__SHORT EXERCISE__:
Select every line below containing the word "chart".

— begin —

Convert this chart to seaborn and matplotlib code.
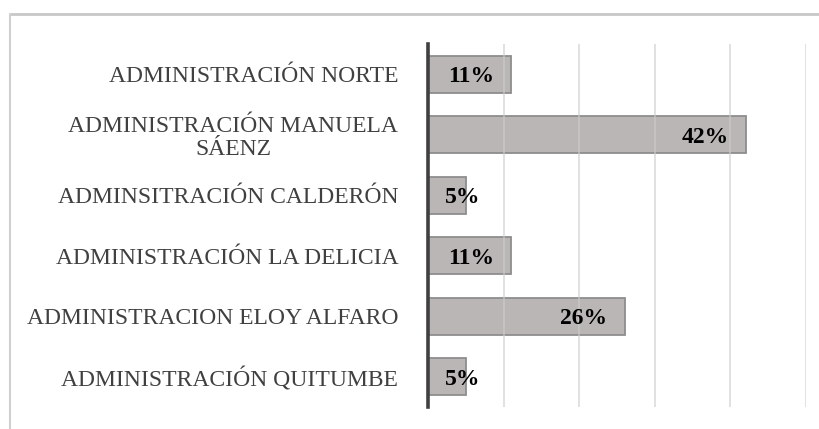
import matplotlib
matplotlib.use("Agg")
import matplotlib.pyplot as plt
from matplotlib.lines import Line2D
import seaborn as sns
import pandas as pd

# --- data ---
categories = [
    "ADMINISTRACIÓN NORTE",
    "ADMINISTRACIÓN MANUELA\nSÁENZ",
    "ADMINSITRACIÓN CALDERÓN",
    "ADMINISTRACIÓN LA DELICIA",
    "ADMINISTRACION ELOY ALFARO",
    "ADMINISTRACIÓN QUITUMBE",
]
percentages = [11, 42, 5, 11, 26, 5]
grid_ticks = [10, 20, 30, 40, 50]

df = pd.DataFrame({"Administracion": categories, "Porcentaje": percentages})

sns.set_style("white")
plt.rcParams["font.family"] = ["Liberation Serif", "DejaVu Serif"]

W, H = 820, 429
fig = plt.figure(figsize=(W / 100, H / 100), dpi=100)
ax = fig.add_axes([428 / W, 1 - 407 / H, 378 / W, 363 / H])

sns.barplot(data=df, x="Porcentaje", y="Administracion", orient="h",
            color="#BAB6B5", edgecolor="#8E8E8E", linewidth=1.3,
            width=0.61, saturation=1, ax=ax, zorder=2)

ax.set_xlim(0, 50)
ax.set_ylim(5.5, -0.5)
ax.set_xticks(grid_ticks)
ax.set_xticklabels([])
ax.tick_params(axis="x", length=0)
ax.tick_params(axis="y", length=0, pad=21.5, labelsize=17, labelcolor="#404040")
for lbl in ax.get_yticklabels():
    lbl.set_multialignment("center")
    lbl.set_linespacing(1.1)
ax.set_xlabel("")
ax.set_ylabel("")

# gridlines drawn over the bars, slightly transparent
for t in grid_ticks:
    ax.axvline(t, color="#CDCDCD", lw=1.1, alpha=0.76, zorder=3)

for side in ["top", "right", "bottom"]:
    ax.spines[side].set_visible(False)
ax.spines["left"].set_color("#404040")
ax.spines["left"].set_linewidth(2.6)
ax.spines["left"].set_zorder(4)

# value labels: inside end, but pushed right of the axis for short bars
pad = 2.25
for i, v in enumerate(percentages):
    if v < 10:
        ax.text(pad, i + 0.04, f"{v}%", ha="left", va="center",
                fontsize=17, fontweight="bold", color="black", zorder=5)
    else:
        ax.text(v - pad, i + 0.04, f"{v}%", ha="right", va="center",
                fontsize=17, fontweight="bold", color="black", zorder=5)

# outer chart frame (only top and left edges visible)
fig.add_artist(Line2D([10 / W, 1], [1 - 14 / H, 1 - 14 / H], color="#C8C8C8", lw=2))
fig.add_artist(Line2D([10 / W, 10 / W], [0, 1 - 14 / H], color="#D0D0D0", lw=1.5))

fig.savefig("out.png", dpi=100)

— end —

__ANSWER__:
Convert this chart to seaborn and matplotlib code.
# outer chart frame (only top and left edges visible)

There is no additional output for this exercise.